Byron York today sums up where the “negotiations” over the “fiscal cliff” are heading (emphasis mine):

So a deal will most likely be done. But the bottom line is that the fiscal cliff fight will not end happily for Republicans. They will have given in on what was an article of faith — that taxes should not be raised on anybody, poor or rich — in return for essentially nothing. All they will have is a plan to fight again, soon.

We must capitulate by December 31, we are told.

That is wrong.  There is an alternative, a short-term extention of everything including current tax rates, a delay of sequester budget cuts, everything that allegedly constitutes the “fiscal cliff” pending further negotiations. 

It’s what I called the Christmas Plan, which preserves the status quo pending further negotation:

Let Harry Reid refuse to bring it to a vote, and Obama refuse to sign it. Their inaction will be the reason for taxes rising for everyone.

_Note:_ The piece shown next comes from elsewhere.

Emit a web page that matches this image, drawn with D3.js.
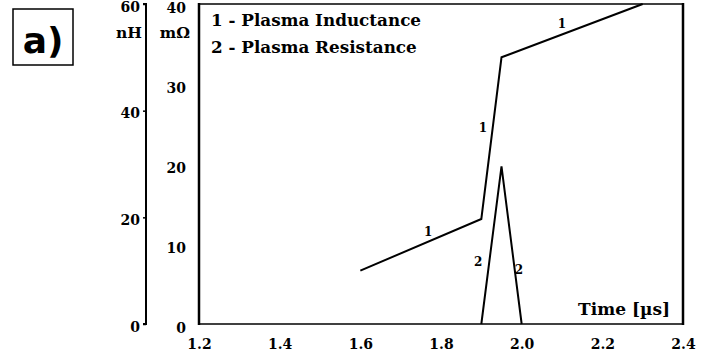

Sure a temporary extention of everything is not going to make anyone happy — and creates its own mess of uncertainty and complexity next year.  But it is explanable to the public:

We’ve made progress, we just need a little more time to make sure we tackle the nation’s national debt and budget deficits, not just taxes.

It keeps everything on the table for negotiation.  Otherwise, with the artificial deadline of December 31, Obama gets the tax rate increase he wants while allowing him to evade indefinitely the spending cuts and entitlement reforms he fears. 

And please don’t tell me that we’ll give in on taxes now and make our stand on spending and entitlements over the national debt limit — ain’t gonna happen.

What’s the rush to reach a horrible deal by December 31?

The media will be mad?  Obama will be angry?  Is a tongue lashing so worrisome that we will make a horrible deal?

Oh, but we’ll lose in 2014, you say.  No, if we raise taxes without fixing spending and entitlements, we lose right now.  What worse could happen in 2014, that Democrats will regain control of the House and vote to raise taxes without fixing spending and entitlements?

Punting is better than fumbling.  We are about to fumble.  Punt into next year.